__RECORDED INFORMATION__.
——
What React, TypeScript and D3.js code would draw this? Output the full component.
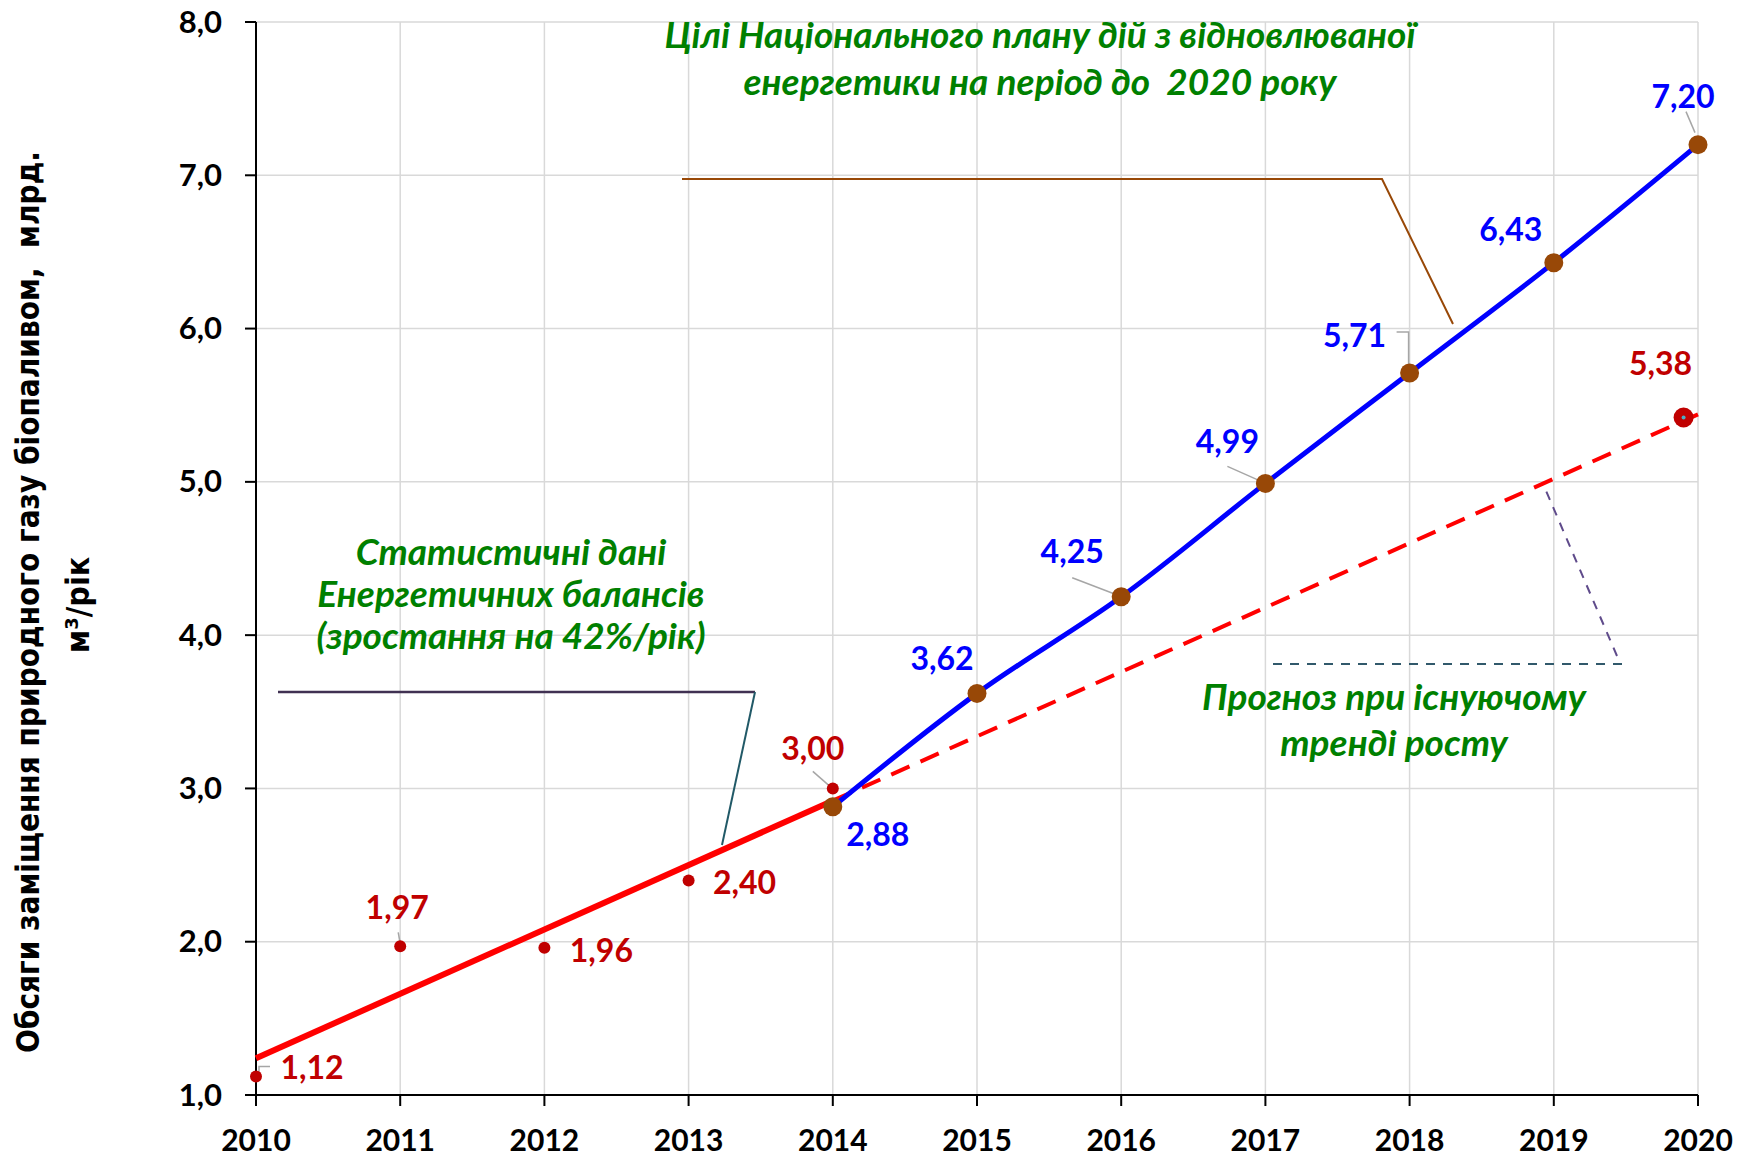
import React from "react";
import * as d3 from "d3";

// ---------- data ----------
const years = [2010, 2011, 2012, 2013, 2014, 2015, 2016, 2017, 2018, 2019, 2020];
const yTicks = [1, 2, 3, 4, 5, 6, 7, 8];

// statistical data (energy balances)
const statYears = [2010, 2011, 2012, 2013, 2014];
const statValues = [1.12, 1.97, 1.96, 2.4, 3.0];
const statLabels = ["1,12", "1,97", "1,96", "2,40", "3,00"];

// national action plan targets
const planYears = [2014, 2015, 2016, 2017, 2018, 2019, 2020];
const planValues = [2.88, 3.62, 4.25, 4.99, 5.71, 6.43, 7.2];
const planLabels = ["2,88", "3,62", "4,25", "4,99", "5,71", "6,43", "7,20"];

// linear trend (solid part = fitted, dashed part = forecast)
const trendYears = [2010, 2014];
const trendValues = [1.24, 2.92];
const forecastYears = [2014, 2020];
const forecastValues = [2.92, 5.44];

// forecast end point
const forecastPointYear = [2019.9];
const forecastPointValue = [5.42];
const forecastPointLabel = ["5,38"];

const yAxisTitle1 = "Обсяги заміщення природного газу біопаливом,  млрд.";
const yAxisTitle2 = "м³/рік";
const noteTargets = ["Цілі Національного плану дій з відновлюваної", "енергетики на період до  2020 року"];
const noteStats = ["Статистичні дані", "Енергетичних балансів", "(зростання на 42%/рік)"];
const noteForecast = ["Прогноз при існуючому", "тренді росту"];

// ---------- layout (label offsets relative to their points) ----------
const statLabelOff = [[56, -9], [-3, -39], [57, 3], [56, 2], [-20, -40]];
const planLabelOff = [[45, 28], [-35, -35], [-49, -45], [-38, -42], [-55, -38], [-43, -33], [-15, -48]];
const forecastLabelOff = [[-23, -54]];
// leader polylines relative to points (null = none)
const statLeaders: (number[][] | null)[] = [
  [[14, -10], [3, -10], [3, -4]],
  [[-2, -14], [0, -3]],
  null,
  null,
  [[-20, -17], [-4, -3]],
];
const planLeaders: (number[][] | null)[] = [
  null,
  null,
  [[-49, -19], [-2, -1]],
  [[-38, -17], [-2, -1]],
  [[-13, -41], [-1, -41], [-1, -8]],
  null,
  [[-12, -33], [-3, -12]],
];

const W = 1748;
const H = 1156;
const X0 = 256, X1 = 1698, Y0 = 1095, Y1 = 22;

const FONT = "Lato, 'Open Sans', sans-serif";

export default function App() {
  const x = d3.scaleLinear().domain([2010, 2020]).range([X0, X1]);
  const y = d3.scaleLinear().domain([1, 8]).range([Y0, Y1]);

  const straight = d3.line<[number, number]>().x(d => x(d[0])).y(d => y(d[1]));
  const smooth = d3
    .line<[number, number]>()
    .x(d => x(d[0]))
    .y(d => y(d[1]))
    .curve(d3.curveCatmullRom.alpha(0.5));

  const trendPts = trendYears.map((t, i) => [t, trendValues[i]] as [number, number]);
  const fcPts = forecastYears.map((t, i) => [t, forecastValues[i]] as [number, number]);
  const planPts = planYears.map((t, i) => [t, planValues[i]] as [number, number]);

  const leaderPath = (px: number, py: number, pts: number[][]) =>
    pts.map((p, i) => `${i ? "L" : "M"}${px + p[0]},${py + p[1]}`).join("");

  const red = "#C00000";
  const blue = "#0000FF";
  const green = "#008000";
  const brown = "#984807";
  const pre = { whiteSpace: "pre" as const };

  return (
    <svg
      width={W}
      height={H}
      style={{ position: "absolute", left: 0, top: 0, background: "#fff" }}
      fontFamily={FONT}
    >
      <rect width={W} height={H} fill="#fff" />
      {/* grid */}
      {yTicks.map(t => (
        <line key={"gy" + t} x1={X0} x2={X1} y1={y(t)} y2={y(t)} stroke="#D9D9D9" strokeWidth={1.5} />
      ))}
      {years.map(t => (
        <line key={"gx" + t} x1={x(t)} x2={x(t)} y1={Y1} y2={Y0} stroke="#D9D9D9" strokeWidth={1.5} />
      ))}
      {/* axes */}
      <line x1={X0} x2={X0} y1={Y1} y2={Y0} stroke="#000" strokeWidth={2} />
      <line x1={X0} x2={X1} y1={Y0} y2={Y0} stroke="#000" strokeWidth={2} />
      {yTicks.map(t => (
        <g key={"ty" + t}>
          <line x1={X0 - 11} x2={X0} y1={y(t)} y2={y(t)} stroke="#000" strokeWidth={2} />
          <text x={222} y={y(t) + 10.5} textAnchor="end" fontSize={31} fontWeight="bold" fill="#000">
            {t.toFixed(1).replace(".", ",")}
          </text>
        </g>
      ))}
      {years.map(t => (
        <g key={"tx" + t}>
          <line x1={x(t)} x2={x(t)} y1={Y0} y2={Y0 + 11} stroke="#000" strokeWidth={2} />
          <text x={x(t)} y={1151} textAnchor="middle" fontSize={30} fontWeight="bold" fill="#000">
            {t}
          </text>
        </g>
      ))}

      {/* y axis title */}
      <g transform="translate(28,602) rotate(-90)">
        <text
          x={0}
          y={11}
          textAnchor="middle"
          fontSize={32}
          fontWeight="bold"
          fontFamily="'Liberation Sans Narrow', 'DejaVu Sans Condensed', sans-serif"
          textLength={902}
          lengthAdjust="spacingAndGlyphs"
          style={pre}
        >
          {yAxisTitle1}
        </text>
      </g>
      <g transform="translate(78,605) rotate(-90)">
        <text
          x={0}
          y={11}
          textAnchor="middle"
          fontSize={32}
          fontWeight="bold"
          fontFamily="'Liberation Sans Narrow', 'DejaVu Sans Condensed', sans-serif"
        >
          {yAxisTitle2}
        </text>
      </g>

      {/* trend lines */}
      <path d={straight(trendPts) || ""} fill="none" stroke="#FF0000" strokeWidth={6} />
      <path d={straight(fcPts) || ""} fill="none" stroke="#FF0000" strokeWidth={4} strokeDasharray="20 12" />

      {/* plan line */}
      <path d={smooth(planPts) || ""} fill="none" stroke={blue} strokeWidth={5} />

      {/* leaders */}
      {statYears.map((t, i) =>
        statLeaders[i] ? (
          <path key={"sl" + i} d={leaderPath(x(t), y(statValues[i]), statLeaders[i]!)} fill="none" stroke="#A6A6A6" strokeWidth={1.5} />
        ) : null
      )}
      {planYears.map((t, i) =>
        planLeaders[i] ? (
          <path key={"pl" + i} d={leaderPath(x(t), y(planValues[i]), planLeaders[i]!)} fill="none" stroke="#A6A6A6" strokeWidth={1.5} />
        ) : null
      )}

      {/* markers */}
      {statYears.map((t, i) => (
        <circle key={"sm" + i} cx={x(t)} cy={y(statValues[i])} r={6} fill={red} />
      ))}
      {planYears.map((t, i) => (
        <circle key={"pm" + i} cx={x(t)} cy={y(planValues[i])} r={9.5} fill={brown} />
      ))}
      {forecastPointYear.map((t, i) => (
        <g key={"fp" + i}>
          <circle cx={x(t)} cy={y(forecastPointValue[i])} r={10} fill={red} />
          <circle cx={x(t)} cy={y(forecastPointValue[i])} r={2} fill="#4BACC6" />
        </g>
      ))}

      {/* data labels */}
      {statYears.map((t, i) => (
        <text
          key={"stl" + i}
          x={x(t) + statLabelOff[i][0]}
          y={y(statValues[i]) + statLabelOff[i][1] + 11.5}
          textAnchor="middle"
          fontSize={32}
          fontWeight="bold"
          fill={red}
        >
          {statLabels[i]}
        </text>
      ))}
      {planYears.map((t, i) => (
        <text
          key={"ptl" + i}
          x={x(t) + planLabelOff[i][0]}
          y={y(planValues[i]) + planLabelOff[i][1] + 11.5}
          textAnchor="middle"
          fontSize={32}
          fontWeight="bold"
          fill={blue}
        >
          {planLabels[i]}
        </text>
      ))}
      {forecastPointYear.map((t, i) => (
        <text
          key={"fpl" + i}
          x={x(t) + forecastLabelOff[i][0]}
          y={y(forecastPointValue[i]) + forecastLabelOff[i][1] + 11.5}
          textAnchor="middle"
          fontSize={32}
          fontWeight="bold"
          fill={red}
        >
          {forecastPointLabel[i]}
        </text>
      ))}

      {/* annotation callouts */}
      <path d="M682,179 L1382,179 L1453,324" fill="none" stroke={brown} strokeWidth={2} />
      <path d="M278,692 L755,692" fill="none" stroke="#403152" strokeWidth={2.5} />
      <path d="M755,692 L722,845" fill="none" stroke="#215967" strokeWidth={2} />
      <path d="M1273,664 L1625,664" fill="none" stroke="#31596B" strokeWidth={2} strokeDasharray="9 8" />
      <path d="M1617,656 L1544,486" fill="none" stroke="#5F4B8B" strokeWidth={2} strokeDasharray="9 8" />

      {/* annotation texts */}
      <g fill={green} fontWeight="bold" fontStyle="italic" fontSize={37} textAnchor="middle">
        {noteTargets.map((s, i) => (
          <text key={"nt" + i} x={1040} y={48 + i * 47} style={pre}>
            {s}
          </text>
        ))}
        {noteStats.map((s, i) => (
          <text key={"ns" + i} x={511} y={565 + i * 42} style={pre}>
            {s}
          </text>
        ))}
        {noteForecast.map((s, i) => (
          <text key={"nf" + i} x={1394} y={710 + i * 46} style={pre}>
            {s}
          </text>
        ))}
      </g>
    </svg>
  );
}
——
Repeat, word for word and with no pictures, only the lines running from the beginning of the data to the line that contains "const yTicks = [1, 2, 3, 4, 5, 6, 7, 8];".

What React, TypeScript and D3.js code would draw this? Output the full component.
import React from "react";
import * as d3 from "d3";

// ---------- data ----------
const years = [2010, 2011, 2012, 2013, 2014, 2015, 2016, 2017, 2018, 2019, 2020];
const yTicks = [1, 2, 3, 4, 5, 6, 7, 8];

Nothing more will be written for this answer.